#### Records to process

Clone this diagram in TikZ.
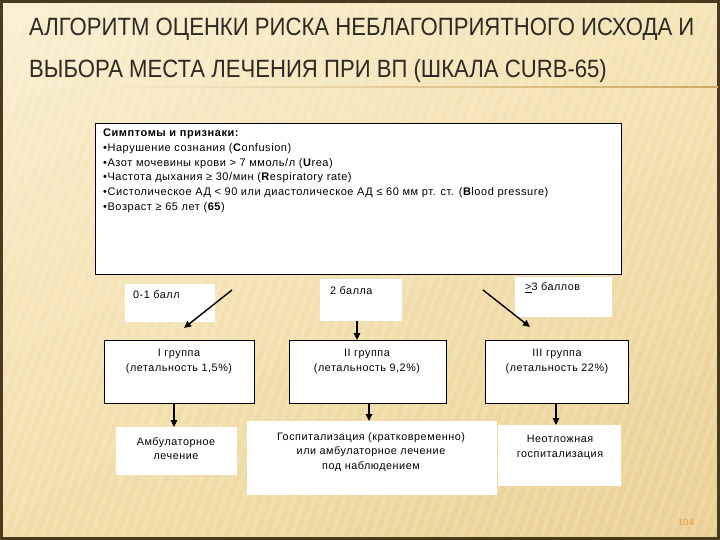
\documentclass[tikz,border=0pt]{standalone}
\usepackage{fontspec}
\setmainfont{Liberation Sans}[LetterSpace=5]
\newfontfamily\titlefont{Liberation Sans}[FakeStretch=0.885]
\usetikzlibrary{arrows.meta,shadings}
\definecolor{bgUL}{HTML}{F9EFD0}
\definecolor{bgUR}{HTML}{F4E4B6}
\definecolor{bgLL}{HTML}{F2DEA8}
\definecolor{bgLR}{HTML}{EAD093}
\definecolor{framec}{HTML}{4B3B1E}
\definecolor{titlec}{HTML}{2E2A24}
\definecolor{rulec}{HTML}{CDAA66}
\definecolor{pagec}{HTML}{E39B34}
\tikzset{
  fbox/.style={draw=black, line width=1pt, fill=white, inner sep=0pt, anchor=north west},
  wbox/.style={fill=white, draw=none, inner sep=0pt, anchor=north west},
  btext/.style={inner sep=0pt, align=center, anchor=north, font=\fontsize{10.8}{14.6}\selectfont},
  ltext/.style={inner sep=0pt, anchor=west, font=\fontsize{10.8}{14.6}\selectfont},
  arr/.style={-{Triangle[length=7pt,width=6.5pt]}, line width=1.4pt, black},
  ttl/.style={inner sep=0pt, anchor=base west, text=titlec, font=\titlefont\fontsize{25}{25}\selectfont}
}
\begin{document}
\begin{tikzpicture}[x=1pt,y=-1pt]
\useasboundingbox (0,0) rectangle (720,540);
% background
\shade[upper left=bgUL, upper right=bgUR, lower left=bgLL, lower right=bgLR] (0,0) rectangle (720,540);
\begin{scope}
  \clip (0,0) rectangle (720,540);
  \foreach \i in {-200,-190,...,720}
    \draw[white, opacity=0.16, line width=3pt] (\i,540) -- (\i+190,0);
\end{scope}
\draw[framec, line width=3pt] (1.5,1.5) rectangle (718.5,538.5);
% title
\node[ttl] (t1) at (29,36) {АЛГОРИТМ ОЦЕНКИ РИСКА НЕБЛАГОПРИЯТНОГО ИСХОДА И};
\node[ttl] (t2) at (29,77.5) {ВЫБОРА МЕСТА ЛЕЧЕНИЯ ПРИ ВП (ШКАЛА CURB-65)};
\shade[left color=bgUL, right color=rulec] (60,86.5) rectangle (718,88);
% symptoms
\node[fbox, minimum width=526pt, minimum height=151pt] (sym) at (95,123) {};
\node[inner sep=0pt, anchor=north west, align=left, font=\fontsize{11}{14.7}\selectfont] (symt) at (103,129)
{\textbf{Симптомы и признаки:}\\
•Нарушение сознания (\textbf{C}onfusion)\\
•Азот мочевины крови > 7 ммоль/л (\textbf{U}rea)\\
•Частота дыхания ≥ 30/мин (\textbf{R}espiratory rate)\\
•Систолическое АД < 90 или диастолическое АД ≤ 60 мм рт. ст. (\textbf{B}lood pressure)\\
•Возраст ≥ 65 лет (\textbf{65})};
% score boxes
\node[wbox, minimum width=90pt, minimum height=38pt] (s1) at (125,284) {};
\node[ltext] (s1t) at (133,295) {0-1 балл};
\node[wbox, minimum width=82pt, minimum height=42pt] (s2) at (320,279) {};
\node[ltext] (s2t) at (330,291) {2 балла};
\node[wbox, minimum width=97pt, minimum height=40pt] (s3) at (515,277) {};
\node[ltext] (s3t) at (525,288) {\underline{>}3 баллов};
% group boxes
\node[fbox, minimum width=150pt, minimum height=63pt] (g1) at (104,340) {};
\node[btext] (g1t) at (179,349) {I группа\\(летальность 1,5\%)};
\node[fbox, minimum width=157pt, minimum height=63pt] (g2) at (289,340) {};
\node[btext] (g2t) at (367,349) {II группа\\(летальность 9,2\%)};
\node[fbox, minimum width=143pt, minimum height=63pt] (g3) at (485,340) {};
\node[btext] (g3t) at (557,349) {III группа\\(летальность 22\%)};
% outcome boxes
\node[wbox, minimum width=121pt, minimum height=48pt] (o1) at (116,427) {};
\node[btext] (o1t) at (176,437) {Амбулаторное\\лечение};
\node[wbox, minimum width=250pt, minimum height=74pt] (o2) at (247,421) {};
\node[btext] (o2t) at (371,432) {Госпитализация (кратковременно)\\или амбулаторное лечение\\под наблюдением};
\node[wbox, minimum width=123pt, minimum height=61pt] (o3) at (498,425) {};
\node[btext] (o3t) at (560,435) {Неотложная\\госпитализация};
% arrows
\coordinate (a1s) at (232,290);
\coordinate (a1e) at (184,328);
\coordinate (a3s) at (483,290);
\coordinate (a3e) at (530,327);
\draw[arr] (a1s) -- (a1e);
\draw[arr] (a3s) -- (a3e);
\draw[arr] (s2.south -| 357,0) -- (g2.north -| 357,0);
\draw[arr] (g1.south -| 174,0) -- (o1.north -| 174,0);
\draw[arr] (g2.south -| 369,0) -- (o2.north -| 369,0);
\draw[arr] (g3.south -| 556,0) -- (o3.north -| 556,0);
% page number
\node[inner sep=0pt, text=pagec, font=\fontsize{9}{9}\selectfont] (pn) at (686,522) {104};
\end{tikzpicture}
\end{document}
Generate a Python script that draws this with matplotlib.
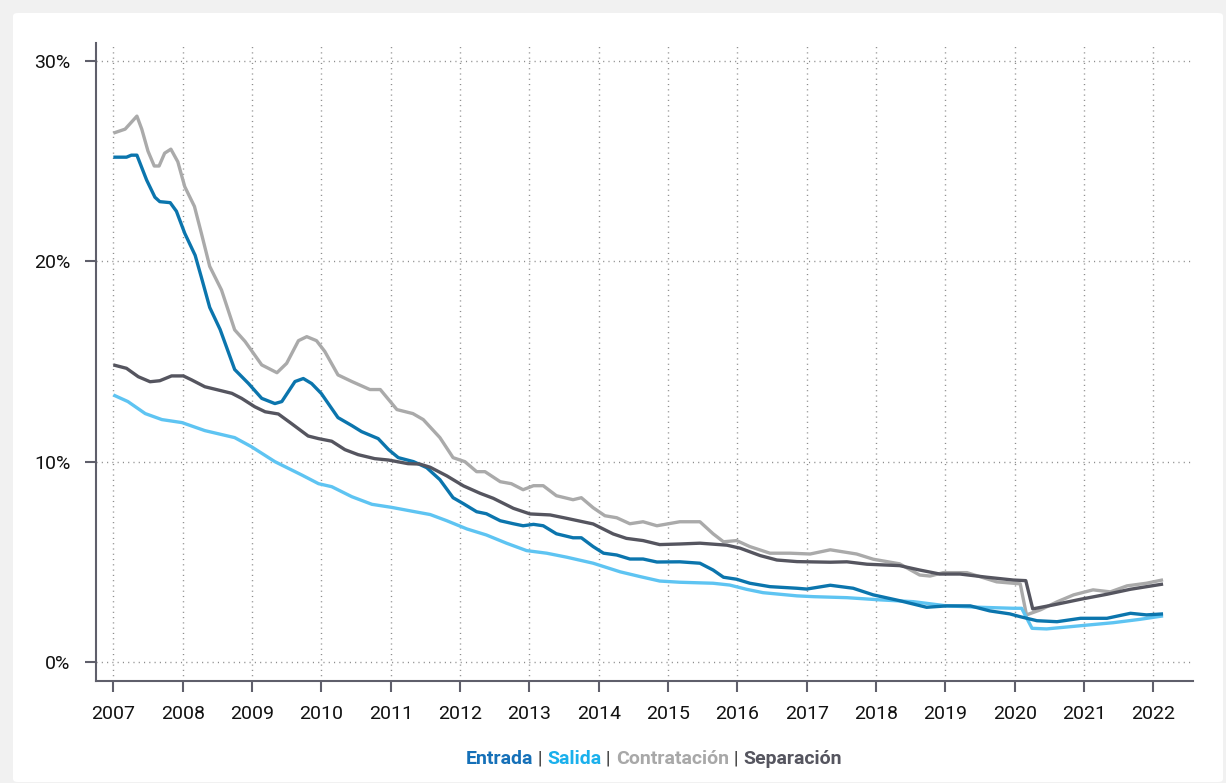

########

▶ [Exercise requirements] Using the material above, count the lines containing the word "this". Reply with the number alone.

▶ [Result] 2